= Gerald Tannebaum =

American actor

Gerald Tannebaum (譚寧邦 (谭宁邦, Tán Níngbāng), 1917 – 9 March 2001) was an American humanitarian and actor in China. He was born in Baltimore, Maryland, and died in Santa Barbara, California, of Parkinson's disease.

==Early career==
After graduation from Northwestern University in 1939, Gerald "Gerry" Tannebaum worked in advertising. In 1942, he was commissioned in the US Army. In 1945, he was in charge of the US Armed Forces radio station in Shanghai, China. In 1946, he left the Army and stayed to work as executive director of the Chinese Welfare Institute (CWI, 中国福利会) under Soong Ching-ling (Madame Sun Yat-sen), with whom he reportedly fell in love.

==Acting in China==
This got him involved with various theatrical projects of the institute. In 1947, he founded the first Children's Theater in China (Shanghai). He played foreign roles in Chinese films, usually negative English characters, such as Lancelot Dent. Although very popular with Chinese film audiences, his roles were limited by his refusal to portray negative American characters. He held major roles in seven Chinese films. His best-known film role was in 1964's biographical account of the great Canadian internationalist Dr. Norman Bethune, and his life in China. (Bethune was one of many Westerners who came to China to resist the Japanese. The film, however, did not tell of Bethune's giving up his comfortable life as a wealthy doctor in Canada, and choosing to go to the front line.)

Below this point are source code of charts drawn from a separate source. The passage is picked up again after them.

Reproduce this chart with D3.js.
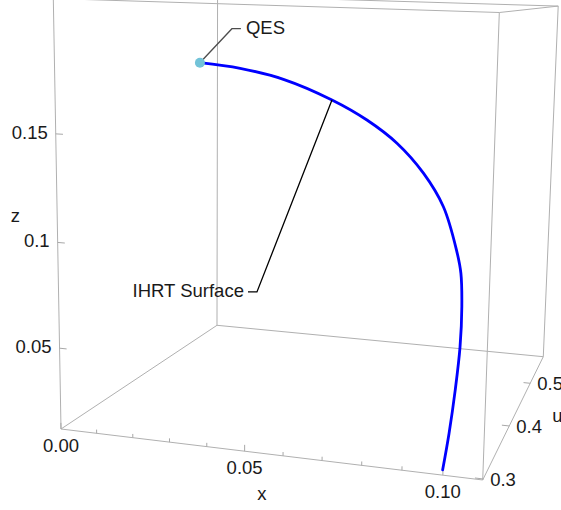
<!DOCTYPE html>
<html>
<head>
<meta charset="utf-8">
<script src="https://d3js.org/d3.v7.min.js"></script>
<style>
  body { margin: 0; background: #fff; }
  text { font-family: "Liberation Sans", Arial, sans-serif; font-size: 18.5px; fill: #1a1a1a; }
</style>
</head>
<body>
<svg width="561" height="510"></svg>

<script>
// curve values (x, u, z along the IHRT surface path)
const xs = [0, 0.0143, 0.0295, 0.0463, 0.0584, 0.0687, 0.0780, 0.0852, 0.0906, 0.0930, 0.0948, 0.0965, 0.0976, 0.0987, 0.0997];
const us = [0.536, 0.530, 0.522, 0.511, 0.500, 0.489, 0.475, 0.461, 0.444, 0.431, 0.414, 0.389, 0.362, 0.331, 0.301];
const zs = [0.1728, 0.1709, 0.1663, 0.1569, 0.1478, 0.1372, 0.1236, 0.1084, 0.0889, 0.0793, 0.0654, 0.0502, 0.0350, 0.0216, 0.0125];

// plot range
const xDomain = [0, 0.1096];
const uDomain = [0.2983, 0.574];
const zDomain = [0.0109, 0.2105];

// ticks
const xTicks = [0, 0.05, 0.10];
const xTickLabels = ["0.00", "0.05", "0.10"];
const xMinorTicks = [0.01, 0.02, 0.03, 0.04, 0.06, 0.07, 0.08, 0.09];
const uTicks = [0.3, 0.4, 0.5];
const uTickLabels = ["0.3", "0.4", "0.5"];
const zTicks = [0.05, 0.1, 0.15];
const zTickLabels = ["0.05", "0.1", "0.15"];

const qesIndex = 0;      // QES point = start of curve
const ihrtIndex = 3;     // where the IHRT Surface callout touches

var svg = d3.select('svg');

var sx = d3.scaleLinear().domain(xDomain).range([0, 1]);
var su = d3.scaleLinear().domain(uDomain).range([0, 1]);
var sz = d3.scaleLinear().domain(zDomain).range([0, 1]);

// perspective camera for the unit box (homogeneous 3x4 projection)
var cam = {
  p0: [61, 429],
  pa: [382.75, 12.26],
  pb: [222.7, -3.7],
  pc: [-10.44, -430.4],
  w: [-0.0807, 0.3074, -0.0515]
};

function proj(a, b, c) {
  var d = 1 + a * cam.w[0] + b * cam.w[1] + c * cam.w[2];
  return [
    (cam.p0[0] + a * cam.pa[0] + b * cam.pb[0] + c * cam.pc[0]) / d,
    (cam.p0[1] + a * cam.pa[1] + b * cam.pb[1] + c * cam.pc[1]) / d
  ];
}
function P(x, u, z) { return proj(sx(x), su(u), sz(z)); }

var line = d3.line();

// box edges
var X = xDomain, U = uDomain, Z = zDomain;
var edges = [];
[0, 1].forEach(i => [0, 1].forEach(j => {
  edges.push([P(X[0], U[i], Z[j]), P(X[1], U[i], Z[j])]);
  edges.push([P(X[i], U[0], Z[j]), P(X[i], U[1], Z[j])]);
  edges.push([P(X[i], U[j], Z[0]), P(X[i], U[j], Z[1])]);
}));

svg.append('g').attr('id', 'box')
  .selectAll('path')
  .data(edges)
  .enter()
  .append('path')
    .attr('d', line)
    .attr('fill', 'none')
    .attr('stroke', '#b0b0b0')
    .attr('stroke-width', 1);

var ticks = svg.append('g').attr('id', 'ticks')
  .attr('stroke', '#a8a8a8').attr('stroke-width', 1);

// x axis: front bottom edge, ticks point up
var zt = sz.invert(0.015) - Z[0], ztMinor = sz.invert(0.009) - Z[0];
ticks.selectAll('.xt')
  .data(xTicks.map(v => [v, zt]).concat(xMinorTicks.map(v => [v, ztMinor])))
  .enter().append('path')
    .attr('d', d => line([P(d[0], U[0], Z[0]), P(d[0], U[0], Z[0] + d[1])]));

// z axis: front left edge, ticks point right
var xt = sx.invert(0.018);
ticks.selectAll('.zt')
  .data(zTicks)
  .enter().append('path')
    .attr('d', d => line([P(X[0], U[0], d), P(X[0] + xt, U[0], d)]));

// u axis: right bottom edge, ticks point left
ticks.selectAll('.ut')
  .data(uTicks)
  .enter().append('path')
    .attr('d', d => line([P(X[1], d, Z[0]), P(X[1] - xt, d, Z[0])]));

// tick labels
svg.append('g')
  .selectAll('text')
  .data(xTicks)
  .enter().append('text')
    .attr('x', d => P(d, U[0], Z[0])[0])
    .attr('y', d => P(d, U[0], Z[0])[1] + 18)
    .attr('text-anchor', 'middle')
    .attr('dominant-baseline', 'middle')
    .text((d, i) => xTickLabels[i]);

svg.append('g')
  .selectAll('text')
  .data(zTicks)
  .enter().append('text')
    .attr('x', d => P(X[0], U[0], d)[0] - 8)
    .attr('y', d => P(X[0], U[0], d)[1])
    .attr('text-anchor', 'end')
    .attr('dominant-baseline', 'middle')
    .text((d, i) => zTickLabels[i]);

svg.append('g')
  .selectAll('text')
  .data(uTicks)
  .enter().append('text')
    .attr('x', d => P(X[1], d, Z[0])[0] + 7)
    .attr('y', d => P(X[1], d, Z[0])[1] + 2)
    .attr('text-anchor', 'start')
    .attr('dominant-baseline', 'middle')
    .text((d, i) => uTickLabels[i]);

// axis titles
var xm = P((X[0] + X[1]) / 2, U[0], Z[0]);
svg.append('text').attr('x', xm[0] - 1).attr('y', xm[1] + 42)
  .attr('text-anchor', 'middle').attr('dominant-baseline', 'middle').text('x');
var zm = P(X[0], U[0], (Z[0] + Z[1]) / 2);
svg.append('text').attr('x', zm[0] - 42).attr('y', zm[1] - 2)
  .attr('text-anchor', 'middle').attr('dominant-baseline', 'middle').text('z');
var um = P(X[1], (U[0] + U[1]) / 2, Z[0]);
svg.append('text').attr('x', um[0] + 40).attr('y', um[1] + 8)
  .attr('text-anchor', 'middle').attr('dominant-baseline', 'middle').text('u');

// the curve
var pts = xs.map((x, i) => P(x, us[i], zs[i]));
svg.append('path')
  .attr('d', d3.line().curve(d3.curveCatmullRom.alpha(0.5))(pts))
  .attr('fill', 'none')
  .attr('stroke', '#0000ff')
  .attr('stroke-width', 2.8)
  .attr('stroke-linecap', 'round');

// callouts
var q = pts[qesIndex];
svg.append('path')
  .attr('d', line([q, [q[0] + 32, q[1] - 34], [q[0] + 41, q[1] - 34]]))
  .attr('fill', 'none').attr('stroke', '#4d4d4d').attr('stroke-width', 1.3);
svg.append('text').attr('x', q[0] + 46).attr('y', q[1] - 34)
  .attr('dominant-baseline', 'middle').text('QES');

var h = pts[ihrtIndex];
svg.append('path')
  .attr('d', line([h, [h[0] - 75, h[1] + 192], [h[0] - 84, h[1] + 192]]))
  .attr('fill', 'none').attr('stroke', '#000').attr('stroke-width', 1.3);
svg.append('text').attr('x', h[0] - 88).attr('y', h[1] + 192)
  .attr('text-anchor', 'end').attr('dominant-baseline', 'middle').text('IHRT Surface');

// QES point
svg.append('circle')
  .attr('cx', q[0]).attr('cy', q[1]).attr('r', 5)
  .attr('fill', '#72c3d8');
</script>
</body>
</html>
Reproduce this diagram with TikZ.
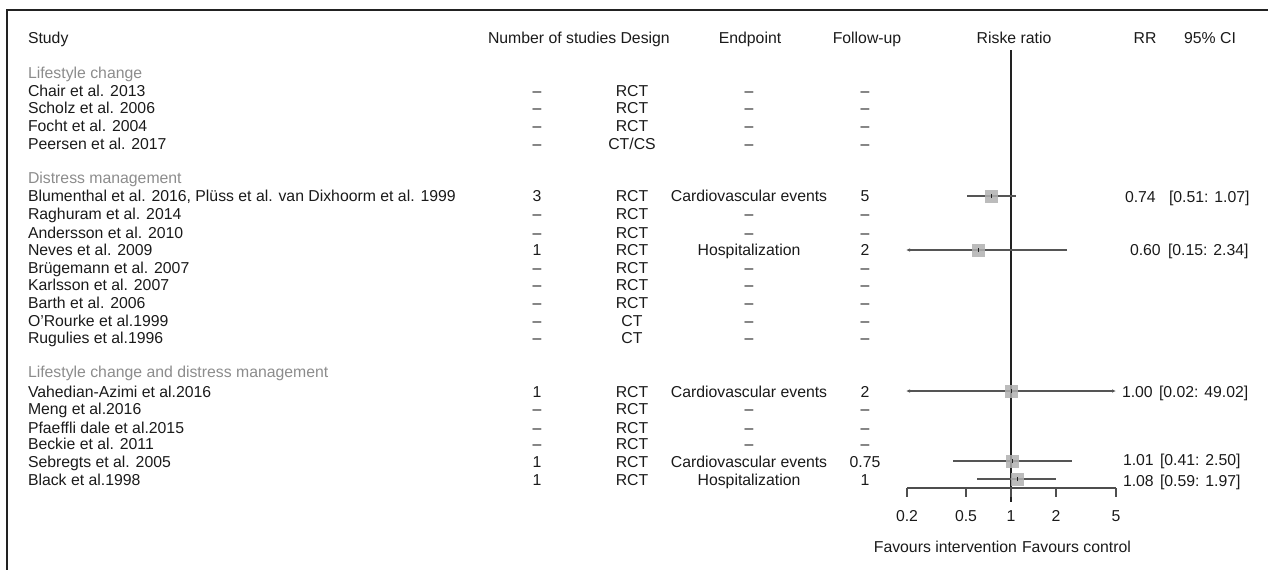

In 1962, he married Shanghai People's Art Theater actress Chen Yuanchi.

In 1969, he wrote a book, The Great Proletarian Cultural Revolution: What Really Did Happen in China?, which was published in Sydney.

Tannebaum remained an advisor with the Institute until 1971. He taught English language and American literature at several of Shanghai's leading universities.

After the US and China resumed official contacts in 1972, Tannebaum and his wife moved to the US, settling in California in January 1973. Chen was the first PRC citizen to immigrate to the US on a permanent visa. From 1973 until his death, he lectured at a number of colleges and universities across the United States.